Elsewhere she explained that she’d broken her credit-taking approach at least once: “It’s how I met Jack White from the White Stripes. He brought that album for me to sign, and I said, ‘I’m gonna tell you something really depressing – I don’t think it’s me.’ Could be, though.” In response to the obvious question – Why not ask Waits himself? – Peterson replied: “Nope. I mean, who knows if he would remember that year either?”
When UCR requested a comment from Peterson’s management, the reply stated that it was “100 percent not Cassandra” on the album cover. That seemed like a flat, sudden ending to a cool rock ’n’ roll story, so we pursued Peterson herself to fess up.
“I always suspected it wasn’t me,” she told us. “I’m sorry to say this but my boobs are better, but I thought, ‘Maybe it’s the pose.’ But I was pretty sure it wasn’t me – my boobs are very close to me; I see them every day! And anyway, I thought I’d remember. I remember everything I did with rock stars although I don’t remember much of the ‘70s – we won’t go into why!”
The truth arose when she received an email “from a guy who told me it had been his girlfriend, a showgirl from L.A. It wasn’t just a showgirl he knew, it was his actual girlfriend.” The woman in the picture, it turned out, was someone called Jinx, who’d worked in the iconic Jumbo’s Clown Room at the time. But why ruin a good story? “Exactly!” Peterson replies, adding that she wonders why Jinx herself never came forward, but that the answer will probably never be known. Admitting she was disappointed to discover the truth, she looks on the bright side: “Somewhere I have a doppelganger – except for a few obvious differences!”

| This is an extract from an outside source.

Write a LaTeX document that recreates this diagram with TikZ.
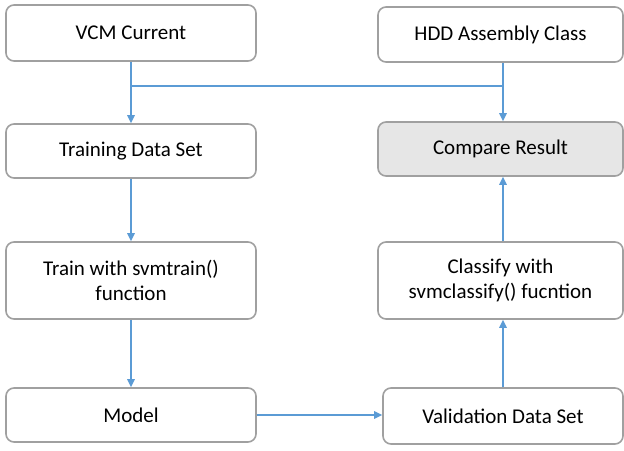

She might have wanted the credit, but she barely needs it. Since introducing the character in Los Angeles in 1981, Elvira's distinctive look and sassy personality contributed to a reinvented spirit of Halloween, which is why it didn’t take long for Peterson to develop Elvira from a city TV station horror host into a worldwide franchise.
Peterson had already led an interesting career before the character came along, starting as a Las Vegas showgirl who briefly dated Elvis Presley and was seen in the James Bond movie Diamonds Are Forever, then continuing with a wide range of engagements of the less prudish kind.
Her trademark tight, low-slung black dress and towering hair continue to sell as Halloween costumes. However, there would have been more color to the character if Peterson had gotten her way at the time. She'd told Den of Geek about a photo shoot where “[t]hey used my real hair, which is red and real long and curly and gave me a kind of dead girl look, with a sheer negligee, dress tattered, pale with some black eyes,” she said she’d originally pursued that approach.
The TV company had a different attitude. “[W]hen they saw that there were like, ‘Oh no, you’re gonna be a horror host, you have to be all in black.’ And I said. ‘Oh no, I’m not dyeing my hair black.’ It was small town station managers who didn’t have a lot of imagination, I’m afraid.” She eventually put “some kind of twist on it” to create the Elvira we know today. “We made the dress as tight and sexy as possible for the ratings,” she recalled, which led to another round of arguments with producers.
“We took that in and they said: ‘That’s great… can you make the slit higher? Show more leg?’ I looked at it and said, ‘There’s no way in hell they’re going to let me wear this dress,’ but they loved it. Every week we’d get complaints that my cleavage was too low and I would back come in the next week and they’d ask if I made the cleavage higher. I’d say. ‘We fixed it,’ and they’d say, ‘Oh, thank God.’ Every single week I’d tell them that we made it higher and every single week they’d say ‘great’ … and I never changed it.”